Lucy Pearson, 37, is a book blogger and founder of the Literary Edit. She lives and works in Bondi Beach, Australia.

‘I grew up on a diet of American teen literature; Nancy Drew, the Baby-Sitters Club books and Sweet Valley High. I remember going to the library in Horsham where I grew up and taking Judy Blume books out, and then I would go and buy them all for myself.

I came from a fairly conservative Catholic family, and I would conceal the fact that I was reading them. There was an element of secrecy around her books, which seems mad now. I read Are You There God, It’s Me Margaret when I was 11 and I just loved it. I don’t remember anyone else writing about puberty in the same way.

At that time there was still a lot of shame around buying bras and sanitary towels and Judy Blume’s books just spoke to me and my friends in a way unlike any other before.
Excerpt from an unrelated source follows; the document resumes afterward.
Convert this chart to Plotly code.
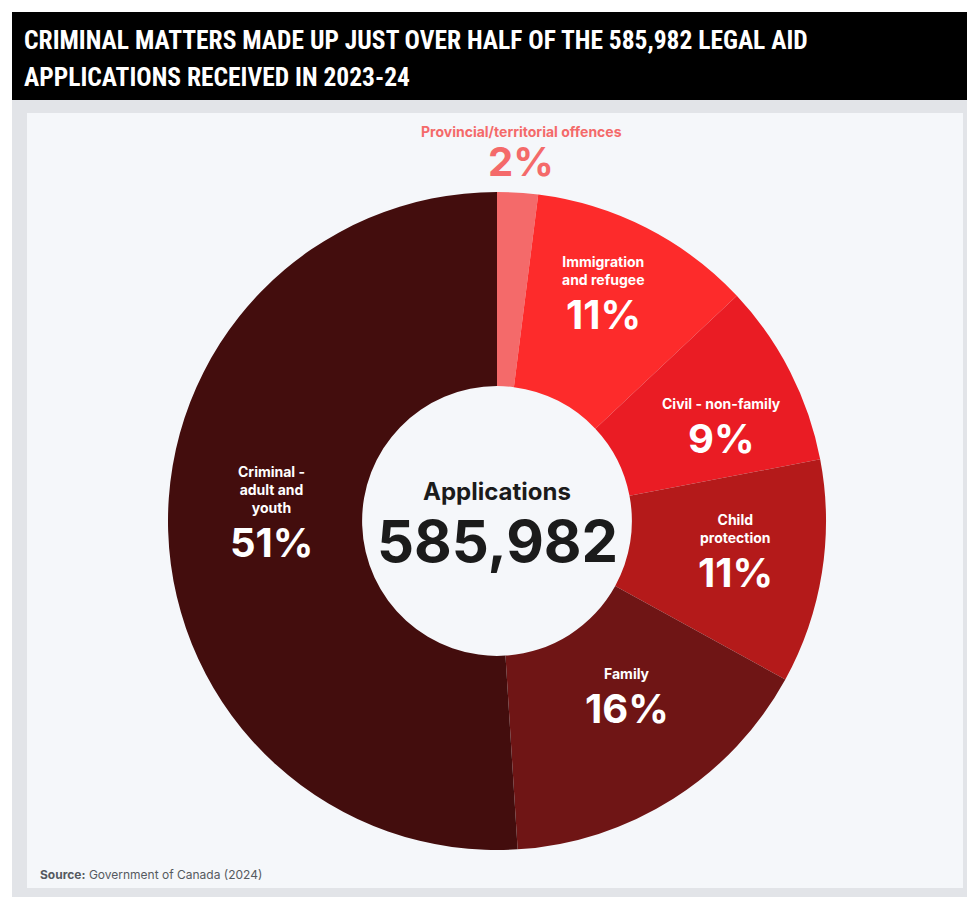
import math
import plotly.graph_objects as go

# ---- data ----
categories = ["Provincial/territorial offences", "Immigration and refugee", "Civil - non-family",
              "Child protection", "Family", "Criminal - adult and youth"]
label_lines = ["Provincial/territorial offences", "Immigration<br>and refugee", "Civil - non-family",
               "Child<br>protection", "Family", "Criminal -<br>adult and<br>youth"]
shares = [2, 11, 9, 11, 16, 51]
total_applications = 585982
title_lines = ["CRIMINAL MATTERS MADE UP JUST OVER HALF OF THE 585,982 LEGAL AID",
               "APPLICATIONS RECEIVED IN 2023-24"]
source_label = "Source:"
source_text = "Government of Canada (2024)"

# ---- styling ----
colors = ["#f46a6a", "#fd2b2b", "#ea1c24", "#b41a1a", "#6f1515", "#430d0d"]
W, H = 967, 897
CX, CY, R = 497, 521, 329
HOLE = 0.41
label_r = [None, 253, 248, 240, 210, 226]
label_da = [0, -2, 2, -2, -6, 2]

LABEL_FONT = "Inter, Roboto, sans-serif"
TITLE_FONT = "Roboto Condensed, Liberation Sans Narrow, sans-serif"


def px(x):
    return x / W


def py(y):
    return 1 - y / H


fig = go.Figure()
fig.add_trace(go.Pie(
    labels=categories,
    values=shares,
    hole=HOLE,
    sort=False,
    direction="clockwise",
    rotation=0,
    marker=dict(colors=colors, line=dict(width=0)),
    textinfo="none",
    hoverinfo="skip",
    showlegend=False,
    domain=dict(x=[px(CX - R), px(CX + R)], y=[py(CY + R), py(CY - R)]),
))

annotations = []
cum = 0
for i, (lab, v) in enumerate(zip(label_lines, shares)):
    mid = (cum + v / 2) / sum(shares) * 360
    cum += v
    if label_r[i] is None:
        continue
    ang = math.radians(mid + label_da[i])
    x = CX + label_r[i] * math.sin(ang)
    y = CY - label_r[i] * math.cos(ang)
    annotations.append(dict(x=px(x), y=py(y - 2), xref="paper", yref="paper",
                            text="<b>%s</b>" % lab, showarrow=False,
                            xanchor="center", yanchor="bottom",
                            font=dict(family=LABEL_FONT, size=14, color="white")))
    annotations.append(dict(x=px(x), y=py(y - 4), xref="paper", yref="paper",
                            text="<b>%d%%</b>" % v, showarrow=False,
                            xanchor="center", yanchor="top",
                            font=dict(family=LABEL_FONT, size=40, color="white")))

annotations.append(dict(x=px(521), y=py(131), xref="paper", yref="paper",
                        text="<b>%s</b>" % label_lines[0], showarrow=False,
                        xanchor="center", yanchor="middle",
                        font=dict(family=LABEL_FONT, size=14, color=colors[0])))
annotations.append(dict(x=px(521), y=py(161), xref="paper", yref="paper",
                        text="<b>%d%%</b>" % shares[0], showarrow=False,
                        xanchor="center", yanchor="middle",
                        font=dict(family=LABEL_FONT, size=40, color=colors[0])))

annotations.append(dict(x=px(CX), y=py(491), xref="paper", yref="paper",
                        text="<b>Applications</b>", showarrow=False,
                        xanchor="center", yanchor="middle",
                        font=dict(family=LABEL_FONT, size=24, color="#1b1b1b")))
annotations.append(dict(x=px(CX), y=py(541), xref="paper", yref="paper",
                        text="<b>{:,}</b>".format(total_applications), showarrow=False,
                        xanchor="center", yanchor="middle",
                        font=dict(family=LABEL_FONT, size=58, color="#1b1b1b")))

for j, t in enumerate(title_lines):
    annotations.append(dict(x=px(22), y=py(40 + 37 * j), xref="paper", yref="paper",
                            text="<b>%s</b>" % t, showarrow=False,
                            xanchor="left", yanchor="middle",
                            font=dict(family=TITLE_FONT, size=25.5, color="white")))

annotations.append(dict(x=px(38), y=py(874), xref="paper", yref="paper",
                        text="<b>%s</b> %s" % (source_label, source_text), showarrow=False,
                        xanchor="left", yanchor="middle",
                        font=dict(family=LABEL_FONT, size=12, color="#555a60")))

shapes = [
    dict(type="rect", xref="paper", yref="paper", x0=px(12), x1=1, y0=py(897), y1=py(100),
         fillcolor="#e2e4e8", line=dict(width=0), layer="below"),
    dict(type="rect", xref="paper", yref="paper", x0=px(27), x1=px(963), y0=py(888), y1=py(113),
         fillcolor="#f5f7fa", line=dict(width=0), layer="below"),
    dict(type="rect", xref="paper", yref="paper", x0=px(12), x1=1, y0=py(100), y1=py(12),
         fillcolor="#000000", line=dict(width=0), layer="below"),
]

fig.update_layout(
    width=W, height=H,
    margin=dict(l=0, r=0, t=0, b=0),
    paper_bgcolor="white",
    plot_bgcolor="white",
    annotations=annotations,
    shapes=shapes,
)

fig.write_html("out.html", config={"displayModeBar": False})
We all remember Margaret desperately wanting to start her period and desperately wanting her boobs to grow. And I remember being in exactly the same position. You read that book and felt you weren’t a freak. You didn’t feel alone anymore – you just felt understood. I think we all identified with Margaret.

Going through puberty is a confusing time, and there is something about seeing it written down there on the page that Judy Blume did so well. She endures because if you take away the markers of time, TikTok and Instagram, the problems that teenage girls face are the same now as they were then.

Judy got thousands and thousands of letters about her books from readers who felt seen and felt heard and felt understood. That’s testament to how powerful her work was. She just nailed it. She managed to produce a really beautiful body of work that that has stood the test of time in a way that no-one else ever has.’